All of the material should be reproduced exactly, with pictures left out.
## start
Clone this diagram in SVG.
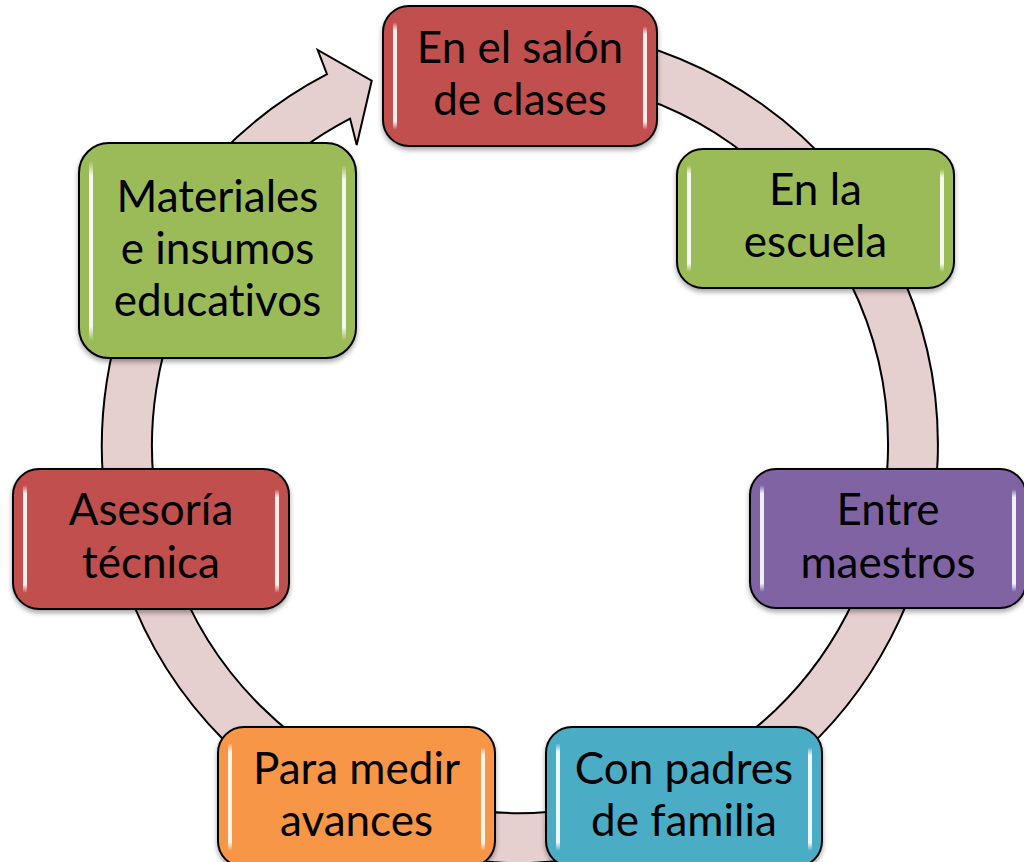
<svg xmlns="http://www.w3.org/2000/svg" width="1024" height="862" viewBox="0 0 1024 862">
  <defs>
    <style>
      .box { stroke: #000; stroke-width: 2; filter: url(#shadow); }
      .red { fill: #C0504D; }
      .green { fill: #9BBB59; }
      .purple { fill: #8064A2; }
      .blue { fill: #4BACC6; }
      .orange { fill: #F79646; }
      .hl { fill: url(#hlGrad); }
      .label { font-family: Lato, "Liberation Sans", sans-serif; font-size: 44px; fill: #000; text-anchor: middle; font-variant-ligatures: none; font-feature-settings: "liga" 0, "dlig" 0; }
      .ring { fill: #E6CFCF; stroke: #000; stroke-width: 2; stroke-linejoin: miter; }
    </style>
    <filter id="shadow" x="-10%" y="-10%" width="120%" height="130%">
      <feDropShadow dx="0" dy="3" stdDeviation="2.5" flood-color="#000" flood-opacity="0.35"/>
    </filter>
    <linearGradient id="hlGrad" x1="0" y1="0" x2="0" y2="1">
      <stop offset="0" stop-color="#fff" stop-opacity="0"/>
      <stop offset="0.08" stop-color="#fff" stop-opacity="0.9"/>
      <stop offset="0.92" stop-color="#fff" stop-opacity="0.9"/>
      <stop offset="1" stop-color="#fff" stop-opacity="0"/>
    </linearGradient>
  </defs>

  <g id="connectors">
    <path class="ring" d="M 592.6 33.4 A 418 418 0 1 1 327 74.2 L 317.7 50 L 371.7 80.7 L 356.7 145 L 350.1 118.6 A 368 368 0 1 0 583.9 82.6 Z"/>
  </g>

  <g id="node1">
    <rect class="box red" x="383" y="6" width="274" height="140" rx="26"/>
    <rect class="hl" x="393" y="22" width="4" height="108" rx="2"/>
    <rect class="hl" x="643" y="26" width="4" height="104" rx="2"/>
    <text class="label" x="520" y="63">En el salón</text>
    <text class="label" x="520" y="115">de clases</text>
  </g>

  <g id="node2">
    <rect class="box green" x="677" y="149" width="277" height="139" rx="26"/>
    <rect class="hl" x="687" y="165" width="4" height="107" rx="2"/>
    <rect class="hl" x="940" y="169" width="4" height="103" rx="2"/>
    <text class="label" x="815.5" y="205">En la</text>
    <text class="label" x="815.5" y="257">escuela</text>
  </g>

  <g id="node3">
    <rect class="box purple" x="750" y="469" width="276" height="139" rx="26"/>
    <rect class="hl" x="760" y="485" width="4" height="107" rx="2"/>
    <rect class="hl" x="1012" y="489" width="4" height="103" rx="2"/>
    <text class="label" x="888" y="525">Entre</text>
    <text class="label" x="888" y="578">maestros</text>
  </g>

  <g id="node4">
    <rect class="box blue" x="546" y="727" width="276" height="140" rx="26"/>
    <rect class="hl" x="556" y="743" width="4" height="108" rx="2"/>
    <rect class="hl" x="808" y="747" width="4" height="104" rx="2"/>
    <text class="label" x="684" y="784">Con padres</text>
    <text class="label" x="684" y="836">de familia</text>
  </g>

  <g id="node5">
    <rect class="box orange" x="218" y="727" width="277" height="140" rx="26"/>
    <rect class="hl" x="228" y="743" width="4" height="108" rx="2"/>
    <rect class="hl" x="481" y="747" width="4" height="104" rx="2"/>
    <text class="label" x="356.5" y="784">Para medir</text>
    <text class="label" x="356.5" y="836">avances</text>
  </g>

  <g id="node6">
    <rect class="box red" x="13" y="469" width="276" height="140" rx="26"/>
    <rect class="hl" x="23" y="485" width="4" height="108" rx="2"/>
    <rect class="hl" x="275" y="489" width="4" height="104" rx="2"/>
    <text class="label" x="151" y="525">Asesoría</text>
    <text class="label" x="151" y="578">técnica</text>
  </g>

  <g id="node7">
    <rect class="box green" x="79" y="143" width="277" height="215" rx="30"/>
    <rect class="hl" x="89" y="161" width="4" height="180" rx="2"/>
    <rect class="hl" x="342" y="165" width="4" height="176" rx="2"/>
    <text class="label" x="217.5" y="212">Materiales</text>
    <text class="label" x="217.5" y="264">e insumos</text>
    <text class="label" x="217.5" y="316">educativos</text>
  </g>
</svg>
## end
Result for this task:
Clone this diagram in SVG.
<svg xmlns="http://www.w3.org/2000/svg" width="1024" height="862" viewBox="0 0 1024 862">
  <defs>
    <style>
      .box { stroke: #000; stroke-width: 2; filter: url(#shadow); }
      .red { fill: #C0504D; }
      .green { fill: #9BBB59; }
      .purple { fill: #8064A2; }
      .blue { fill: #4BACC6; }
      .orange { fill: #F79646; }
      .hl { fill: url(#hlGrad); }
      .label { font-family: Lato, "Liberation Sans", sans-serif; font-size: 44px; fill: #000; text-anchor: middle; font-variant-ligatures: none; font-feature-settings: "liga" 0, "dlig" 0; }
      .ring { fill: #E6CFCF; stroke: #000; stroke-width: 2; stroke-linejoin: miter; }
    </style>
    <filter id="shadow" x="-10%" y="-10%" width="120%" height="130%">
      <feDropShadow dx="0" dy="3" stdDeviation="2.5" flood-color="#000" flood-opacity="0.35"/>
    </filter>
    <linearGradient id="hlGrad" x1="0" y1="0" x2="0" y2="1">
      <stop offset="0" stop-color="#fff" stop-opacity="0"/>
      <stop offset="0.08" stop-color="#fff" stop-opacity="0.9"/>
      <stop offset="0.92" stop-color="#fff" stop-opacity="0.9"/>
      <stop offset="1" stop-color="#fff" stop-opacity="0"/>
    </linearGradient>
  </defs>

  <g id="connectors">
    <path class="ring" d="M 592.6 33.4 A 418 418 0 1 1 327 74.2 L 317.7 50 L 371.7 80.7 L 356.7 145 L 350.1 118.6 A 368 368 0 1 0 583.9 82.6 Z"/>
  </g>

  <g id="node1">
    <rect class="box red" x="383" y="6" width="274" height="140" rx="26"/>
    <rect class="hl" x="393" y="22" width="4" height="108" rx="2"/>
    <rect class="hl" x="643" y="26" width="4" height="104" rx="2"/>
    <text class="label" x="520" y="63">En el salón</text>
    <text class="label" x="520" y="115">de clases</text>
  </g>

  <g id="node2">
    <rect class="box green" x="677" y="149" width="277" height="139" rx="26"/>
    <rect class="hl" x="687" y="165" width="4" height="107" rx="2"/>
    <rect class="hl" x="940" y="169" width="4" height="103" rx="2"/>
    <text class="label" x="815.5" y="205">En la</text>
    <text class="label" x="815.5" y="257">escuela</text>
  </g>

  <g id="node3">
    <rect class="box purple" x="750" y="469" width="276" height="139" rx="26"/>
    <rect class="hl" x="760" y="485" width="4" height="107" rx="2"/>
    <rect class="hl" x="1012" y="489" width="4" height="103" rx="2"/>
    <text class="label" x="888" y="525">Entre</text>
    <text class="label" x="888" y="578">maestros</text>
  </g>

  <g id="node4">
    <rect class="box blue" x="546" y="727" width="276" height="140" rx="26"/>
    <rect class="hl" x="556" y="743" width="4" height="108" rx="2"/>
    <rect class="hl" x="808" y="747" width="4" height="104" rx="2"/>
    <text class="label" x="684" y="784">Con padres</text>
    <text class="label" x="684" y="836">de familia</text>
  </g>

  <g id="node5">
    <rect class="box orange" x="218" y="727" width="277" height="140" rx="26"/>
    <rect class="hl" x="228" y="743" width="4" height="108" rx="2"/>
    <rect class="hl" x="481" y="747" width="4" height="104" rx="2"/>
    <text class="label" x="356.5" y="784">Para medir</text>
    <text class="label" x="356.5" y="836">avances</text>
  </g>

  <g id="node6">
    <rect class="box red" x="13" y="469" width="276" height="140" rx="26"/>
    <rect class="hl" x="23" y="485" width="4" height="108" rx="2"/>
    <rect class="hl" x="275" y="489" width="4" height="104" rx="2"/>
    <text class="label" x="151" y="525">Asesoría</text>
    <text class="label" x="151" y="578">técnica</text>
  </g>

  <g id="node7">
    <rect class="box green" x="79" y="143" width="277" height="215" rx="30"/>
    <rect class="hl" x="89" y="161" width="4" height="180" rx="2"/>
    <rect class="hl" x="342" y="165" width="4" height="176" rx="2"/>
    <text class="label" x="217.5" y="212">Materiales</text>
    <text class="label" x="217.5" y="264">e insumos</text>
    <text class="label" x="217.5" y="316">educativos</text>
  </g>
</svg>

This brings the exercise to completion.